Prostration is an act of taking refuge to three jewels of Buddha drama : Buddha, the teacher. Dharma, his teaching and the Sangha the community of enlighten beings. taking refuge to these three gems defines if you are Buddhist or not. Buddhist take refuge to three gems and non Buddhist doesn’t.
the first move is to place your folded on your forehead, as the gesture of showing you are surrendering your body. second move is you will place you fold hand on mouth, as a gesture of surrendering your speech. the third move is to place your folded hand on your chest, a gesture of surrendering your soul. then next move would either you will kneel and bow forward to touch you fore head on the ground, or you will lean forward to lay down on the ground on your chest and touch your fore head on the ground. The final move shows you are surrendering body speech and mind to the feet of three jewels.
The prostration is a gesture to show that, there is suffering in this Samasara and Dharma is the only way out. And you need help of Buddha to teach to the path our of Samsara which is his teaching and you need fellow folk to accompany you on the path that is the Sangha.
You will see a lots of Tibetan prostrating infront of the JhoKang temple, Potala and any other monastery in Tibet. prostration has become a daily routine for many and this helps people maintaining they health as an side effect.
Tibetan has been very font of tea. Sweet tea has become very popular social drink in contemporary Tibet. In every local restaurant in you will see a tons of people having sweet tea. The tea house has become a very popular socializing place. the biggest and most popular are the Match Box cafe near Jhokhang and Ani Tsangku nunnery. there are many tea house which are also distinguish in its characteristic. Tibetan tea house are lately becoming must visit place for many foreign and domestic tourist. It would be good local experience to visit tea house once in your Tibet tour.

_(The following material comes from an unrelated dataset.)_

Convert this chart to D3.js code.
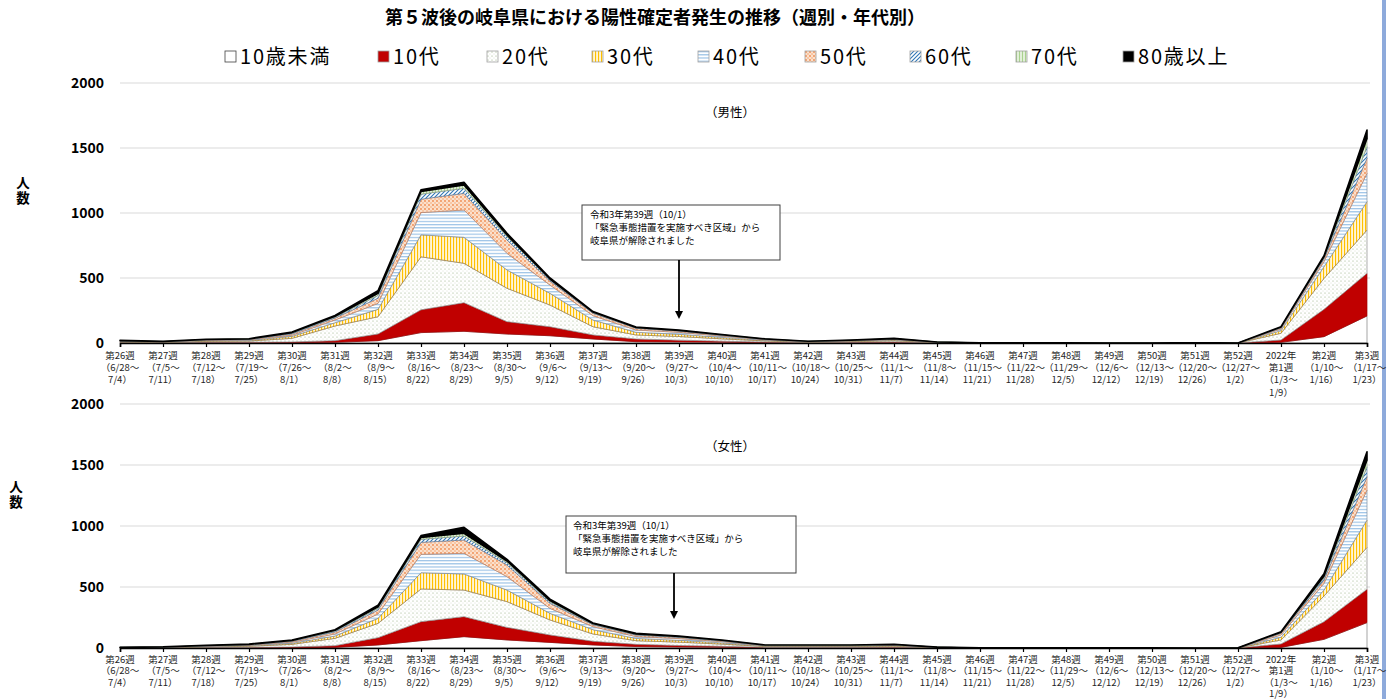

Another food, which is gaining its popularity is the Tibetan style noodle. This is little thicker then the normal noodle that you may get it in your country. It is delicious taste make it very popular that almost every restaurant and tea house sells it. you can have vegetarian and non vegetarian Tibetan noodle. We encourage our guides to take our client to have sweet tea and Tibetan noodle once in the tour time. Many of our groups take this opportunity to enjoy this local delicacy.